Gov. Eric Holcomb choosing his chief education adviser to be Indiana’s first secretary of education was about as surprising as night following day. The whole point of making this an appointed position, after all, was so the governor and secretary would be on the same page regarding education. Who better to hold the job than someone who has worked closely with Holcomb on K-12 policy?
That said, Katie Jenner looks to be a reasonable choice. She was a teacher, albeit briefly. She was an assistant principal and assistant superintendent at Madison Consolidated Schools. She worked at Ivy Tech Community College until Holcomb made her his senior education adviser. She has master’s and doctoral degrees in education, along with an MBA.
She will take over the duties now carried out by Jennifer McCormick, Indiana’s last elected superintendent of public instruction. Legislators voted to change the name of the position to secretary of education and to make it appointed, not elected.
Jenner has mostly kept a low profile in state policy and politics, and it seems she hasn’t made any real enemies or clashed publicly with other officials. From what little I’ve heard, she is competent, well liked and committed to education. Advocacy groups from across the spectrum say they are eager to work with her (not that they have a choice). I also wish her well and hope she does a great job.
Jason Bearce, vice president of education and workforce development for the Indiana Chamber of Commerce, reiterated the group’s support for having the governor appoint the chief education officer.
“What we are particularly excited about with Katie is in both her prior roles for the Madison Consolidated Schools and Ivy Tech Community College she worked closely with employers to better align K-12 education with workforce needs and opportunities,” Bearce said in a statement.
Keith Gambill, president of the Indiana State Teachers Association, said it was “critical” that Jenner has experience in K-12 education as a teacher and administrator.

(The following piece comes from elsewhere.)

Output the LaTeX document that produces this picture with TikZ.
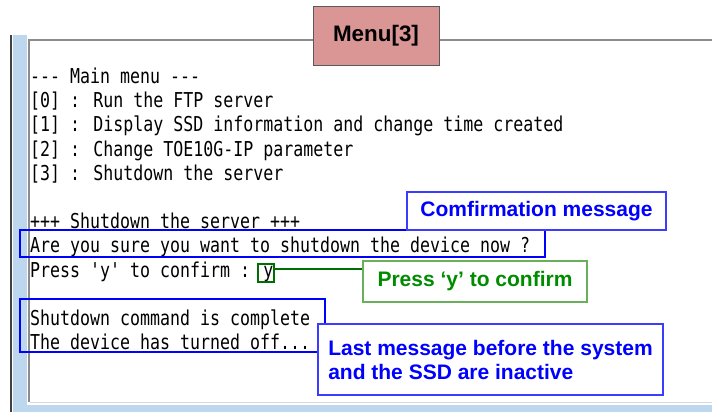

“We look forward to working with Dr. Jenner to bring leaders together to invest in public schools, support Hoosier educators and provide the highest quality public education for our students,” he said.
But, for better or worse, Jenner will answer to the governor, not to the voters. McCormick, elected in 2016 as a Republican, has been a fiercely independent state superintendent. She has been an outspoken advocate for public school districts, sometimes clashing with supporters of charter and private schools.
Jenner won’t play that role, but will she stand up to legislators and the State Board of Education if they push policies that aren’t good for schools and students? With the state facing tough decisions on school funding, accountability and other issues, we may find out soon.